File Index
The file index stores Lucene documents for files associated with BioStudies submissions.
It is populated from file metadata and normalized by the file document factory. The index contains both core file fields and dynamic attribute fields discovered during indexing.
Main fields
| Field Name | Type | Stored? | Indexed | Description | Notes |
|---|---|---|---|---|---|
id |
string |
Yes | Yes | Unique document identifier for the file entry. | Derived from file identity and position. |
file_position |
long |
Yes | No | Position of the file within the submission. | Used for ordering. |
file_path |
string |
Yes | Yes | Full path of the file. | Uses filePath when available, otherwise falls back to relPath. |
file_name |
string |
Yes | Yes | File name. | Derived from fileName or from the last path segment.
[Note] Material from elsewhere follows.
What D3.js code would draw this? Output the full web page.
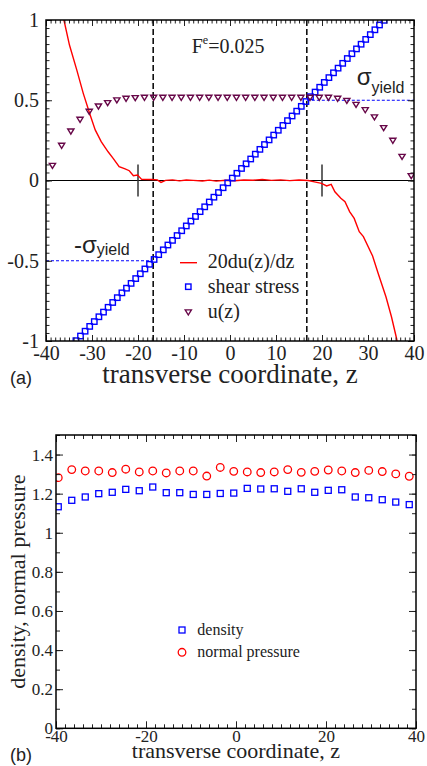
<!DOCTYPE html>
<html>
<head>
<meta charset="utf-8">
<script src="https://cdn.jsdelivr.net/npm/d3@7"></script>
<style>
  body { margin: 0; background: #fff; }
  svg { display: block; }
  svg text { font-family: 'Liberation Serif', 'Times New Roman', serif; }
  svg text.sans, svg text.sans tspan { font-family: 'Liberation Sans', Arial, sans-serif; }
</style>
</head>
<body>
<div class="chart"></div>
<script>
// ---- panel (a) data ----
const stressZ = [-33.5, -32.5, -31.5, -30.5, -29.5, -28.5, -27.5, -26.5, -25.5, -24.5, -23.5, -22.5,
  -21.5, -20.5, -19.5, -18.5, -17.5, -16.5, -15.5, -14.5, -13.5, -12.5, -11.5, -10.5, -9.5, -8.5,
  -7.5, -6.5, -5.5, -4.5, -3.5, -2.5, -1.5, -0.5, 0.5, 1.5, 2.5, 3.5, 4.5, 5.5, 6.5, 7.5, 8.5, 9.5,
  10.5, 11.5, 12.5, 13.5, 14.5, 15.5, 16.5, 17.5, 18.5, 19.5, 20.5, 21.5, 22.5, 23.5, 24.5, 25.5,
  26.5, 27.5, 28.5, 29.5, 30.5, 31.5, 32.5, 33.5]
const stressVals = [-0.998, -0.969, -0.939, -0.909, -0.879, -0.849, -0.820, -0.790, -0.760, -0.730,
  -0.700, -0.671, -0.641, -0.611, -0.581, -0.551, -0.522, -0.492, -0.462, -0.432, -0.402, -0.373,
  -0.343, -0.313, -0.283, -0.253, -0.224, -0.194, -0.164, -0.134, -0.104, -0.075, -0.045, -0.015,
  0.015, 0.045, 0.075, 0.104, 0.134, 0.164, 0.194, 0.224, 0.253, 0.283, 0.313, 0.343, 0.373, 0.402,
  0.432, 0.462, 0.492, 0.522, 0.551, 0.581, 0.611, 0.641, 0.671, 0.700, 0.730, 0.760, 0.790, 0.820,
  0.849, 0.879, 0.909, 0.939, 0.969, 0.998]

const uZ = [-38.6, -36.6, -34.6, -32.6, -30.6, -28.6, -26.6, -24.6, -22.6, -20.6, -18.6, -16.6,
  -14.6, -12.6, -10.6, -8.6, -6.6, -4.6, -2.6, -0.6, 1.4, 3.4, 5.4, 7.4, 9.4, 11.4, 13.4, 15.4,
  17.4, 19.4, 21.4, 23.4, 25.4, 27.4, 29.4, 31.4, 33.4, 35.4, 37.4, 39.4]
const uVals = [0.092, 0.217, 0.306, 0.379, 0.429, 0.462, 0.483, 0.500, 0.510, 0.514, 0.516, 0.516,
  0.516, 0.516, 0.516, 0.516, 0.516, 0.516, 0.516, 0.516, 0.516, 0.516, 0.516, 0.516, 0.516, 0.516,
  0.516, 0.516, 0.516, 0.516, 0.516, 0.510, 0.497, 0.472, 0.439, 0.394, 0.327, 0.248, 0.148, 0.028]

const gradZ = [-37.0, -36.1, -34.9, -33.3, -31.9, -30.4, -29.3, -28.0, -26.5, -25.4, -24.1, -22.8,
  -21.9, -21.0, -20.1, -19.2, -17.0, -15.8, -15.0, -14.0, -12.5, -11.0, -9.5, -8.0, -6.0, -4.5,
  -3.0, -1.0, 1.0, 3.0, 5.0, 7.0, 9.0, 11.0, 13.0, 15.0, 17.0, 18.1, 19.9, 21.0, 22.0, 22.8, 24.1,
  25.0, 26.0, 27.0, 28.1, 29.0, 31.0, 32.2, 33.9, 35.1, 36.2, 37.0]
const gradVals = [1.14, 1.00, 0.844, 0.688, 0.543, 0.408, 0.315, 0.242, 0.179, 0.138, 0.086, 0.072,
  0.061, 0.030, 0.034, 0.007, 0.006, 0.004, -0.012, 0.001, 0.004, -0.002, 0.003, 0.001, -0.003, 0.002,
  -0.004, 0.002, -0.002, 0.003, 0.002, 0.006, 0.001, 0.004, -0.001, 0.003, 0.000, -0.007, -0.018,
  -0.034, -0.024, -0.070, -0.111, -0.132, -0.194, -0.236, -0.319, -0.350, -0.470, -0.578, -0.724,
  -0.849, -0.983, -1.10]

const yieldZ = [-16.7, 16.7]
const markZ = [-20, 20]
const yieldStress = 0.5
const topXTicks = [-40, -30, -20, -10, 0, 10, 20, 30, 40]
const topYTicks = [-1, -0.5, 0, 0.5, 1]
const topYLabels = ['-1', '-0.5', '0', '0.5', '1']
const topLegend = ['20du(z)/dz', 'shear stress', 'u(z)']

// ---- panel (b) data ----
const profileZ = [-39.5, -36.5, -33.5, -30.5, -27.5, -24.5, -21.5, -18.5, -15.5, -12.5, -9.5, -6.5,
  -3.5, -0.5, 2.5, 5.5, 8.5, 11.5, 14.5, 17.5, 20.5, 23.5, 26.5, 29.5, 32.5, 35.5, 38.5]
const density = [1.133, 1.166, 1.183, 1.200, 1.207, 1.222, 1.215, 1.234, 1.205, 1.205, 1.196, 1.196,
  1.201, 1.203, 1.227, 1.224, 1.225, 1.212, 1.225, 1.207, 1.217, 1.220, 1.183, 1.179, 1.169, 1.157, 1.144]
const pressure = [1.282, 1.323, 1.316, 1.316, 1.308, 1.325, 1.311, 1.316, 1.306, 1.316, 1.316, 1.290,
  1.334, 1.314, 1.311, 1.308, 1.311, 1.323, 1.309, 1.314, 1.321, 1.316, 1.308, 1.319, 1.313, 1.301, 1.289]
const bottomXTicks = [-40, -20, 0, 20, 40]
const bottomYTicks = [0, 0.2, 0.4, 0.6, 0.8, 1, 1.2, 1.4]
const bottomYLabels = ['0', '0.2', '0.4', '0.6', '0.8', '1', '1.2', '1.4']
const bottomLegend = ['density', 'normal pressure']

const W = 427, H = 766
const RED = '#ff0000', BLUE = '#0000ff', MAROON = '#670748', INK = '#222'

const svg = d3.select('.chart').append('svg').attr('width', W).attr('height', H)

// frame with inward ticks on all four sides
function frame (x, y, o) {
  const g = svg.append('g')
  const [x0, x1] = x.range(), [y0, y1] = y.range()
  const axes = [
    [d3.axisBottom, `translate(0,${y0})`, x, o.xMajor, o.xMinor],
    [d3.axisTop, `translate(0,${y1})`, x, o.xMajor, o.xMinor],
    [d3.axisLeft, `translate(${x0},0)`, y, o.yMajor, o.yMinor],
    [d3.axisRight, `translate(${x1},0)`, y, o.yMajor, o.yMinor]
  ]
  axes.forEach(([mk, tr, sc, major, minor]) => {
    g.append('g').attr('transform', tr)
      .call(mk(sc).tickValues(minor).tickFormat('').tickSize(-o.minorLen))
      .call(s => s.select('.domain').remove())
      .call(s => s.selectAll('text').remove())
      .selectAll('line').attr('stroke', INK)
    g.append('g').attr('transform', tr)
      .call(mk(sc).tickValues(major).tickFormat('').tickSize(-o.majorLen))
      .call(s => s.select('.domain').remove())
      .call(s => s.selectAll('text').remove())
      .selectAll('line').attr('stroke', INK)
  })
  // labelled axes
  g.append('g').attr('transform', `translate(0,${y0})`)
    .call(d3.axisBottom(x).tickValues(o.xMajor).tickFormat(d => String(d)).tickSize(0).tickPadding(o.xPad))
    .call(s => s.select('.domain').remove())
    .selectAll('text').style('font-size', o.font + 'px').attr('fill', INK)
  g.append('g').attr('transform', `translate(${x0},0)`)
    .call(d3.axisLeft(y).tickValues(o.yMajor).tickFormat((d, i) => o.yLabels[i]).tickSize(0).tickPadding(o.yPad))
    .call(s => s.select('.domain').remove())
    .selectAll('text').style('font-size', o.font + 'px').attr('fill', INK)
  g.append('rect')
    .attr('x', x0).attr('y', y1).attr('width', x1 - x0).attr('height', y0 - y1)
    .attr('fill', 'none').attr('stroke', '#000').attr('stroke-width', 1.5)
}

function clipFor (id, x, y) {
  const [x0, x1] = x.range(), [y0, y1] = y.range()
  svg.append('clipPath').attr('id', id).append('rect')
    .attr('x', x0).attr('y', y1).attr('width', x1 - x0).attr('height', y0 - y1)
  return svg.append('g').attr('clip-path', `url(#${id})`)
}

const triPath = 'M-3.1,-2.4L3.1,-2.4L0,2.7Z'

// ================= panel (a) =================
const xA = d3.scaleLinear().domain([-40, 40]).range([46, 414])
const yA = d3.scaleLinear().domain([-1, 1]).range([341, 20])

const plotA = clipFor('clipA', xA, yA)

// zero line
plotA.append('line')
  .attr('x1', xA(-40)).attr('x2', xA(40)).attr('y1', yA(0)).attr('y2', yA(0))
  .attr('stroke', '#000').attr('stroke-width', 1.2)

// yield stress guides
plotA.append('line')
  .attr('x1', xA(yieldZ[1])).attr('x2', xA(40)).attr('y1', yA(yieldStress)).attr('y2', yA(yieldStress))
  .attr('stroke', BLUE).attr('stroke-width', 1).attr('stroke-dasharray', '3,2')
plotA.append('line')
  .attr('x1', xA(-40)).attr('x2', xA(yieldZ[0])).attr('y1', yA(-yieldStress)).attr('y2', yA(-yieldStress))
  .attr('stroke', BLUE).attr('stroke-width', 1).attr('stroke-dasharray', '3,2')

// yield positions
plotA.selectAll('.yieldline').data(yieldZ).enter().append('line')
  .attr('x1', d => xA(d)).attr('x2', d => xA(d)).attr('y1', yA(1)).attr('y2', yA(-1))
  .attr('stroke', '#000').attr('stroke-width', 1.5).attr('stroke-dasharray', '6,3')

// small markers at z = +-20
plotA.selectAll('.mark').data(markZ).enter().append('line')
  .attr('x1', d => xA(d)).attr('x2', d => xA(d)).attr('y1', yA(0.1)).attr('y2', yA(-0.1))
  .attr('stroke', '#333').attr('stroke-width', 1.5)

// 20 du/dz
plotA.append('path')
  .datum(gradZ.map((z, i) => [z, gradVals[i]]))
  .attr('d', d3.line().x(d => xA(d[0])).y(d => yA(d[1])))
  .attr('fill', 'none').attr('stroke', RED).attr('stroke-width', 1.4)

// shear stress
plotA.selectAll('.sq').data(stressZ).enter().append('rect')
  .attr('x', d => xA(d) - 2.7).attr('y', (d, i) => yA(stressVals[i]) - 2.7)
  .attr('width', 5.4).attr('height', 5.4)
  .attr('fill', 'none').attr('stroke', BLUE).attr('stroke-width', 1.4)

// u(z)
plotA.selectAll('.tri').data(uZ).enter().append('path')
  .attr('d', triPath)
  .attr('transform', (d, i) => `translate(${xA(d)},${yA(uVals[i])})`)
  .attr('fill', 'none').attr('stroke', MAROON).attr('stroke-width', 1.4)

frame(xA, yA, {
  xMajor: topXTicks, xMinor: d3.range(-40, 41, 1),
  yMajor: topYTicks, yMinor: d3.range(-20, 21).map(d => d * 0.05),
  yLabels: topYLabels, majorLen: 6, minorLen: 3.5, font: 20, xPad: 5, yPad: 7
})

// legend (a)
const legA = svg.append('g')
legA.append('line').attr('x1', 180).attr('x2', 197).attr('y1', 262.7).attr('y2', 262.7)
  .attr('stroke', RED).attr('stroke-width', 1.4)
legA.append('rect').attr('x', 188.3 - 2.7).attr('y', 286.7 - 2.7).attr('width', 5.4).attr('height', 5.4)
  .attr('fill', 'none').attr('stroke', BLUE).attr('stroke-width', 1.4)
legA.append('path').attr('d', triPath).attr('transform', 'translate(188.3,312.3)')
  .attr('fill', 'none').attr('stroke', MAROON).attr('stroke-width', 1.4)
legA.selectAll('text').data(topLegend).enter().append('text')
  .attr('x', 207.7).attr('y', (d, i) => 267.5 + i * 25.3)
  .style('font-size', '20px').attr('fill', INK)
  .text(d => d)

// annotations
const fe = svg.append('text').attr('x', 191.7).attr('y', 53.3).style('font-size', '20px').attr('fill', INK)
fe.append('tspan').text('F')
fe.append('tspan').style('font-size', '12px').attr('dy', -9).text('e')
fe.append('tspan').attr('dy', 9).text('=0.025')

const sy = svg.append('text').attr('class', 'sans').attr('x', 356.7).attr('y', 85).attr('fill', INK)
sy.append('tspan').style('font-size', '24px').text('σ')
sy.append('tspan').style('font-size', '16px').attr('dy', 7.5).text('yield')

const nsy = svg.append('text').attr('class', 'sans').attr('x', 74).attr('y', 253.3).attr('fill', INK)
nsy.append('tspan').style('font-size', '24px').text('-σ')
nsy.append('tspan').style('font-size', '16px').attr('dy', 2).text('yield')

svg.append('text').attr('x', xA(0)).attr('y', 383.3).attr('text-anchor', 'middle')
  .style('font-size', '27px').attr('fill', INK).text('transverse coordinate, z')
svg.append('text').attr('class', 'sans').attr('x', 10).attr('y', 384)
  .style('font-size', '18px').attr('fill', INK).text('(a)')

// ================= panel (b) =================
const xB = d3.scaleLinear().domain([-40, 40]).range([56, 416])
const yB = d3.scaleLinear().domain([0, 1.5]).range([728.3, 435])

const plotB = clipFor('clipB', xB, yB)

plotB.selectAll('.dens').data(profileZ).enter().append('rect')
  .attr('x', d => xB(d) - 3).attr('y', (d, i) => yB(density[i]) - 3)
  .attr('width', 6).attr('height', 6)
  .attr('fill', 'none').attr('stroke', BLUE).attr('stroke-width', 1.3)

plotB.selectAll('.pres').data(profileZ).enter().append('circle')
  .attr('cx', d => xB(d)).attr('cy', (d, i) => yB(pressure[i])).attr('r', 3.8)
  .attr('fill', 'none').attr('stroke', RED).attr('stroke-width', 1.3)

frame(xB, yB, {
  xMajor: bottomXTicks, xMinor: d3.range(-40, 41, 2),
  yMajor: bottomYTicks, yMinor: d3.range(0, 16).map(d => d * 0.1),
  yLabels: bottomYLabels, majorLen: 7, minorLen: 4, font: 17, xPad: 2, yPad: 3
})

// legend (b)
const legB = svg.append('g')
legB.append('rect').attr('x', 182 - 3).attr('y', 630 - 3).attr('width', 6).attr('height', 6)
  .attr('fill', 'none').attr('stroke', BLUE).attr('stroke-width', 1.3)
legB.append('circle').attr('cx', 182).attr('cy', 652.3).attr('r', 3.8)
  .attr('fill', 'none').attr('stroke', RED).attr('stroke-width', 1.3)
legB.selectAll('text').data(bottomLegend).enter().append('text')
  .attr('x', 197.3).attr('y', (d, i) => 635 + i * 21.5)
  .style('font-size', '16px').attr('fill', INK)
  .text(d => d)

svg.append('text').attr('x', xB(0)).attr('y', 758).attr('text-anchor', 'middle')
  .style('font-size', '22px').attr('fill', INK).text('transverse coordinate, z')
svg.append('text')
  .attr('transform', `translate(25,${(yB(0) + yB(1.5)) / 2}) rotate(-90)`)
  .attr('text-anchor', 'middle').style('font-size', '22px').attr('fill', INK)
  .text('density, normal pressure')
svg.append('text').attr('class', 'sans').attr('x', 10).attr('y', 761)
  .style('font-size', '18px').attr('fill', INK).text('(b)')
</script>
</body>
</html>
Indexed in normalized and exact form. |
file_size |
long |
Yes | Yes | File size, usually in bytes. | Defaults to 0 when missing. |
file_section |
string |
Yes | Yes | Section accession the file belongs to. | Present for non-study root sections only. |
file_type |
string |
Yes | Yes | File entry type. | Standard value is file. |
file_isDirectory |
string |
Yes | Yes | Indicates whether the entry is a directory. | Stored as true or false. |
file_owner |
string |
Yes | Yes | Accession of the submission that owns the file. | Links the file document back to the parent submission. |
Dynamic fields
The file index also stores dynamic attribute fields discovered in file metadata.
These fields:
- are indexed and stored
- are normalized to lowercase for indexed values
- are added only when the attribute name/value pair is valid and not duplicated
Examples include file-level metadata such as description, format, or other submission-specific attributes.
Notes
- The file index is built from file-level JSON metadata.
- Core fields are always created by the file document factory.
- Dynamic attributes extend the index per submission, depending on the file content.
- Some attributes may be excluded for specific submission types to avoid conflicting metadata.